My main challenge in this deepening ‘service of the soul’ is learning to trust my soul. Putting aside my feelings of bitterness and resentment that my soul will never earn me any money and my fears that by following my soul away from known Brythonic mythology I may lose my already small audience.

But what are these fears compared to losing one’s soul?

*Mainly because Jung states that that men have a female anima and women have a male animus – a gendered binary logic that doesn’t ring true to me.
**Ok there’s ‘the dark horse’ but I think he’s a water-horse, a land spirit, rather than a part of my soul.

10 thoughts on “The Spirit of the Depths and the Service of the Soul

  1. Thornsilver says:

    It’s always awesome to hear more about your own journey. I did think of Gwyn as well with the first part you quoted about what the “spirit of the depths” told Jung. Those really sound like things He’d say, for me at least.

    I loved your description of your first meeting with Gwyn. It’s interesting how often the white hair shows up for people, in encounters with Him. That hair was how I (retroactively) knew it was Him, in visions from before I knew His name. In fact I’ve wondered if it was a hint to me about the meaning of His name being “White.”

    I’ve been wanting to explore the concept of animal guides, and guides in general. I seem to have one (a dog), but now I’m considering if she’s a part of my own soul or connected to it in some way. Something to ask Gwyn about.

  2. Bogatyr says:

    Interesting; I’ve never read Jung, though I’ve absorbed a lot from what others have written. Do you follow the “Speaking of Jung” podcast? If not, you might enjoy it.

    I don’t like to give unsolicited advice, but it seems that you’re kind of inviting it when you speak about “bitterness and resentment that my soul will never earn me any money and my fears that by following my soul away from known Brythonic mythology I may lose my already small audience“. Pretty much nobody makes any money from poetry or writing, that’s a sad fact; it’s not a thing to be bitter over. As for an audience, following your authentic creative and spiritual journey is surely better than sticking with something that’s not seeming true to you for the sake of only a few others?
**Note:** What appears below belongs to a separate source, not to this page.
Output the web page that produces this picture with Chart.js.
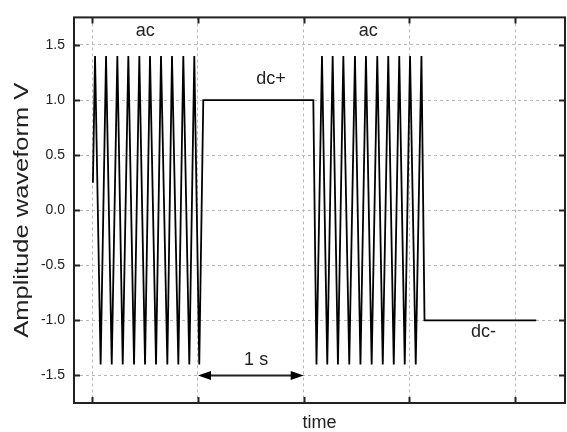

    As for that, I generally prefer prose to poetry, and that’s true of your work as well. There’s a very interesting combination of nature/countryside/history/myth in your writing that reminds me of Jim Perrin: take a look through his posts on the Guardian, and maybe get some of his books through your local library. Since you’ve already had a few pieces published in your local newspaper, other people clearly enjoy your writing as well. Perhaps build your voice in that forum, see if you could get a regular column, and allow that to inform your more personal writing here?

  3. ninamgeorge says:

    Well… I’ve not caught up with your writing for a while and what a joy it is to read this… it is such a rich choice to have a soul life and to give this room… maybe it is also what Martin Shaw talks about in the podcast, that if you talk/write from the prophetic, there’ll be a small audience…? I understand that bitterness, there is a part of you that knows how spectacular your writing is… I think I understand that… I thank you that you take the difficult path… much love

    • lornasmithers says:

      Lovely to hear from you 🙂 Yes I think there has always been only a small number of people who choose to have a soul life and it feels like it’s getting less and less in a world where there are a thousand and one distracting things to do instead. I always imagined I’d folk in religious communities who shared similar callings but it is so very few…

  4. Greg Hill says:

    Jungians have had trouble recently defending the apparently gendered ‘anima’ and ‘animus’ characterisations of the soul. But I think it is important not to take these gender implications too literally and move on from Jung’s language as James Hillman tries to do in his ‘Service of the Soul’ book, though I also find tying the exploration of the soul down too closely to any psychological doctrine is reductive and the language of psychologists, even Hillman, rather … well… soul-less!

    • lornasmithers says:

      Yes I like reading about Jung’s personal experiences but don’t agree with his theories. I gave up psychology A Level as it was reductive. I’m not sure how it developed not to speak the language of the psyche at all, let alone the soul…

  5. M.T. says:

    Speaking as someone in the U.S., whose deities are mostly from around the Mediterranean, seeing how locally grounded your work is interests me very much. Is that kind of work possible here, on land where my ancestors or at least my kind of people dispossessed or killed off the original inhabitants and made no contacts with the local spirits? I can see the goddess Flora in a rogue patch of flowers growing half a block from the planter where someone originally planted them, but what about the spirits of the land beneath the sidewalk? I don’t have answers for that, but I’m seeking hints.

    • lornasmithers says:

      I think I’d be asking those questions too. My intuition is that the spirits would still be there but how they’d feel about what happened there I’m not sure… of course we’ve had conflicts here in Britain too (Romans vs Britons, Anglo-Saxons vs Britons etc.) that have left their mark but nothing on the scale of the Europeans killing off the Native Americans. Christianity and industry have both done a great deal of damage too. All these things combine to make reconnecting with the gods and spirits of the land, some who haven’t been connected with for centuries, complex and difficult.

  6. Nimue Brown says:

    I really appreciate you sharing your journey. For me the tension between creativity and commercial viability has just been a consequence of the state of the industry – I’ve tried doing more commercially viable stuff and nothing turns out to be more commercially viable anyway so i conclude that i may as well make whatever I feel moved to make and hope for the best. Perhaps it is enough to survive and keep dreaming, perhaps at this point, in this state of the world, it is the only sort of win available.